Mr. Spitzer was an investor in a hedge fund run by Harvard University classmate and TheStreet.com founder James Cramer for a few years in the mid-1990s. Mr. Spitzer apparently cashed out prior to a 1998 campaign for attorney general.
Mr. Spitzer has never denied being an investor. Brad Maione, a spokesman for Mr. Spitz-er's office, would not discuss Mr. Spitzer's previous investments. He did say the attorney general has no money in the market today: "He doesn't own a single share of stock."
But does Mr. Spitzer's experience as a hedge fund investor make him more dangerous or less dangerous to hedge fund managers fearing a wave of regulation is about to break over them? Mr. Spitzer recently launched investigations into possible fraud at several hedge funds. And he recently wrangled a $1.4 billion settlement and a promise to reform investment practices out of some of Wall Street's biggest investment firms.
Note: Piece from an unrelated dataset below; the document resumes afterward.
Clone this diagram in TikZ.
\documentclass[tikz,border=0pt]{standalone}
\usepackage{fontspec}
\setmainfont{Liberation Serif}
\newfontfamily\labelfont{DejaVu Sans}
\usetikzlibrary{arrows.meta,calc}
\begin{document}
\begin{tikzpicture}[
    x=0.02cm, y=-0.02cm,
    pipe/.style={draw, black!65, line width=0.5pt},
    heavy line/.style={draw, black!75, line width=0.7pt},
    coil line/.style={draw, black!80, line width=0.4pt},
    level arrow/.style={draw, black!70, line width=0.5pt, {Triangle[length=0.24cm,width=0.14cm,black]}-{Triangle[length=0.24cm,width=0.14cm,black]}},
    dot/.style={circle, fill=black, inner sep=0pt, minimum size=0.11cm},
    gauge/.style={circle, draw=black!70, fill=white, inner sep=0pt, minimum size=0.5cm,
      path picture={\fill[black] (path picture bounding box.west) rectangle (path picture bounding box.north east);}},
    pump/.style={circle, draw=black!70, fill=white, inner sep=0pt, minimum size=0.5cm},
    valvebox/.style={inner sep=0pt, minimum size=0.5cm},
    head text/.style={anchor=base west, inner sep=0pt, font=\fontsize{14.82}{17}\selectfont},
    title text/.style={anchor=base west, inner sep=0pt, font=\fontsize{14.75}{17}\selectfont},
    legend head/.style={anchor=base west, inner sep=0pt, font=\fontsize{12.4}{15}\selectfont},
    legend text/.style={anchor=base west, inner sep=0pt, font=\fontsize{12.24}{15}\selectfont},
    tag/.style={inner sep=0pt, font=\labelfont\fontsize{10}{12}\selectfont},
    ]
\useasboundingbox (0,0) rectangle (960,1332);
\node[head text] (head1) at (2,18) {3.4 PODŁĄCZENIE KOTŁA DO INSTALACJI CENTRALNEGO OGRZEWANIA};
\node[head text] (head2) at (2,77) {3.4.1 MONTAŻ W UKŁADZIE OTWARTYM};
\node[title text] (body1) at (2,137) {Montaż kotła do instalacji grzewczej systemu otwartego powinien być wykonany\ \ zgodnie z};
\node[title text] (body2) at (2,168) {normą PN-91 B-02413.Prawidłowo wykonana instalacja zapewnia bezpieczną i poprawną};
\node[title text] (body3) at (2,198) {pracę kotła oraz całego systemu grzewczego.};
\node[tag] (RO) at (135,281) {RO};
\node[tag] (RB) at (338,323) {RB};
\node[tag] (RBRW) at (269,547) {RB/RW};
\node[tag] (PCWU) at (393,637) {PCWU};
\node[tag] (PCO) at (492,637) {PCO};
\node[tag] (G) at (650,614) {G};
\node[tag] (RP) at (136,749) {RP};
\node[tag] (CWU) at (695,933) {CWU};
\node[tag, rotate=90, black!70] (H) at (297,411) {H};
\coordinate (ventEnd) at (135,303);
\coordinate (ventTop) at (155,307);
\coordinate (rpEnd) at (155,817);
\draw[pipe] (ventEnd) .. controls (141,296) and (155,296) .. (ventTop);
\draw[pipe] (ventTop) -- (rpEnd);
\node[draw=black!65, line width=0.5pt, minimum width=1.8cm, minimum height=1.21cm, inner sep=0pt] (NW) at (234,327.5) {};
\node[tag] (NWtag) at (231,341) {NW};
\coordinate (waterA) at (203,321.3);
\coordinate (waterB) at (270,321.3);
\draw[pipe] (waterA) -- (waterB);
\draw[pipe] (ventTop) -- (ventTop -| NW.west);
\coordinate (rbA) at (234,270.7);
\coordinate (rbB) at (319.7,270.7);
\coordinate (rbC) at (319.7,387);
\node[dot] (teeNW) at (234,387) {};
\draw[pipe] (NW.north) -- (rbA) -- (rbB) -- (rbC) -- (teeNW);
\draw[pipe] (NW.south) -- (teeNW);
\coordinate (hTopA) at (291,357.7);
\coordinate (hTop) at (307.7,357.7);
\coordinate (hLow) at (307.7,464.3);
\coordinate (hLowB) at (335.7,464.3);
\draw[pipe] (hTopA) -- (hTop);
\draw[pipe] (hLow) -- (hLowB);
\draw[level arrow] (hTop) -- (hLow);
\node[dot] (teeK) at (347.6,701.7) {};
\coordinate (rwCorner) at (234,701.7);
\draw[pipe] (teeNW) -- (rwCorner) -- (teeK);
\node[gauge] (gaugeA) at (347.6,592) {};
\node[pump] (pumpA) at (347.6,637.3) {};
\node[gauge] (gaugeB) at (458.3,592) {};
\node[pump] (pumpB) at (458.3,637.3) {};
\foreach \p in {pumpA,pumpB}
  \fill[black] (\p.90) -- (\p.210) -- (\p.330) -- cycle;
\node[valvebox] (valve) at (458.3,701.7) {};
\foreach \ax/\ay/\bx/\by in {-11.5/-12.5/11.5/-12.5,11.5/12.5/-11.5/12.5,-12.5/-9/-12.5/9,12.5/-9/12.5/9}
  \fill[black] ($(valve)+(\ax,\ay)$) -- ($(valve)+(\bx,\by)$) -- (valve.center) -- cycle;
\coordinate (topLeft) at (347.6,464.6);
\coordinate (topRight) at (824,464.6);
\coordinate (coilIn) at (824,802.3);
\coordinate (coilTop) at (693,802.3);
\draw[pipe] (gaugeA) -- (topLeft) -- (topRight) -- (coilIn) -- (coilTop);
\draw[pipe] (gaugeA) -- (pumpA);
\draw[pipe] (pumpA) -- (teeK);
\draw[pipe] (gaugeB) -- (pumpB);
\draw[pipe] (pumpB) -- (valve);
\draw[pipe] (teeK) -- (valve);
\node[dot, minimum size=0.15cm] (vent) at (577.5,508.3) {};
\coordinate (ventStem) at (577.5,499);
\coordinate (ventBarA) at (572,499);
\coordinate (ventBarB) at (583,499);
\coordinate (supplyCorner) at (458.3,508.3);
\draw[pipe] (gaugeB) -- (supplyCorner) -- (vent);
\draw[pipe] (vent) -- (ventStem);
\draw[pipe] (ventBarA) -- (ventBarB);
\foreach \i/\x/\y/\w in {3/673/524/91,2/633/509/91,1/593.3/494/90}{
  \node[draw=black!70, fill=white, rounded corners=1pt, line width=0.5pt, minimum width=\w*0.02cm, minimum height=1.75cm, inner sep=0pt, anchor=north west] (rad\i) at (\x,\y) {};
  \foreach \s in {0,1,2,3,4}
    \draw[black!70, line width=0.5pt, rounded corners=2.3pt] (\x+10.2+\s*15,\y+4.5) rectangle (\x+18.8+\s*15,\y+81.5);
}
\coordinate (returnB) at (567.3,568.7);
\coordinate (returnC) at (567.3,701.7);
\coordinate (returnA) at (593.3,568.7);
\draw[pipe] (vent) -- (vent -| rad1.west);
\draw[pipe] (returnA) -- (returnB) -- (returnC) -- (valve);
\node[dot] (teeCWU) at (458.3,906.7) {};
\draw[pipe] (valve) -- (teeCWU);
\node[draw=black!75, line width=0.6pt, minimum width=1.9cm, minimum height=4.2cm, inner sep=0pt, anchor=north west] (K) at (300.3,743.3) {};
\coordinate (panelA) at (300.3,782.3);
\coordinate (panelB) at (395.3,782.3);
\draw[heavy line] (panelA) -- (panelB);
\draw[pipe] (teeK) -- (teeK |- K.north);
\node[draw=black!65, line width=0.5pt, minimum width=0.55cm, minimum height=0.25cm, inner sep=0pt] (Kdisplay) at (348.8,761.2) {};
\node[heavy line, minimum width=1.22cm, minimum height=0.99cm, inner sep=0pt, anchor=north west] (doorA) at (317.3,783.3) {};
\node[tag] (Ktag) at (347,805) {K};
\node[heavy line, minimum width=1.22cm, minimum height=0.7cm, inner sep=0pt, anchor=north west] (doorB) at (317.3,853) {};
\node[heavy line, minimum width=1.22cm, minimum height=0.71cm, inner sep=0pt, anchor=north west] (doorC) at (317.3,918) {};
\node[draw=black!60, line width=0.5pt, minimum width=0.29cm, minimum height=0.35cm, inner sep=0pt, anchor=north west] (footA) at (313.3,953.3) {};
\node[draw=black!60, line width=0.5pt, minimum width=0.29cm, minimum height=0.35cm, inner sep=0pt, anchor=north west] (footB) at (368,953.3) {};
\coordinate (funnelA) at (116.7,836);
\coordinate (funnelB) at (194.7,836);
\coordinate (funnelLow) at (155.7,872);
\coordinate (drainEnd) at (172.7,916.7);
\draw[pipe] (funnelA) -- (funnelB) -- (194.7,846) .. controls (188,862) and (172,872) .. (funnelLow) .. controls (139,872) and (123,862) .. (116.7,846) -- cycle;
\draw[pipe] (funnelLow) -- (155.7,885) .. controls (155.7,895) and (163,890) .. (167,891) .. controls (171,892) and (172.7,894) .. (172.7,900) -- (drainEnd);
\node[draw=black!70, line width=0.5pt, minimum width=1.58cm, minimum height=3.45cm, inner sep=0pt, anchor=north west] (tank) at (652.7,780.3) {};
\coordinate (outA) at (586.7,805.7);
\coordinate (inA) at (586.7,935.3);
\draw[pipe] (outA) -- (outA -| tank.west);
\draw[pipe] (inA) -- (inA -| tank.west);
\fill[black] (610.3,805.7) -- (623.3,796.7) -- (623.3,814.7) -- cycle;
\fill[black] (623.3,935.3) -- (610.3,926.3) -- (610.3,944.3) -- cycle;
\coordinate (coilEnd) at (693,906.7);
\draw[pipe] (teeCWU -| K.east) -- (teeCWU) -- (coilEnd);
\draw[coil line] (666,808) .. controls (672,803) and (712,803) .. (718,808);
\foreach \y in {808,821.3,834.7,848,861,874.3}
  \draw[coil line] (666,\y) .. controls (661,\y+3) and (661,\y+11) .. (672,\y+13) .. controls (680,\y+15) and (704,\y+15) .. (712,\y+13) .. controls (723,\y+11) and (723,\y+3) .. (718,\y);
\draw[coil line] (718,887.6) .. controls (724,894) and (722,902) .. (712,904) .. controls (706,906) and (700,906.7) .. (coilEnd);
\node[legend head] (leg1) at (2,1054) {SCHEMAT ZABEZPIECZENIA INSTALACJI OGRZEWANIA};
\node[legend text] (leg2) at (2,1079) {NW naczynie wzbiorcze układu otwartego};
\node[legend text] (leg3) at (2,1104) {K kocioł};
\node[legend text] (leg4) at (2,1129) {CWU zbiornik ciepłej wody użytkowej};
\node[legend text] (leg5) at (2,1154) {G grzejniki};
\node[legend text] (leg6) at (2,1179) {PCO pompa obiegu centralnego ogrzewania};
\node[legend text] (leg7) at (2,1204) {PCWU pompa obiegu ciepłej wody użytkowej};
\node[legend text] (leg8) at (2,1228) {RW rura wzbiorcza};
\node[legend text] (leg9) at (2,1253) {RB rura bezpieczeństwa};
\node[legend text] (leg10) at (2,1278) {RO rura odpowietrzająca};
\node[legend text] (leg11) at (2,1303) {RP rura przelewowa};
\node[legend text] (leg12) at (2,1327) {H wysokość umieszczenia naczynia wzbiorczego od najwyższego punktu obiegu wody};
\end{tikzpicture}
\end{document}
But Mr. Spitzer recently told attendees at a hedge fund forum that his office is not looking to bash the hedge fund industry. Instead, he is examining individual cases of hedge fund fraud, well, individually.
"The industry does not need fundamental change," he said.
Mr. Maione said any hedge fund investments Mr. Spitzer may have made in the past would be particularly helpful with respect to enforcement.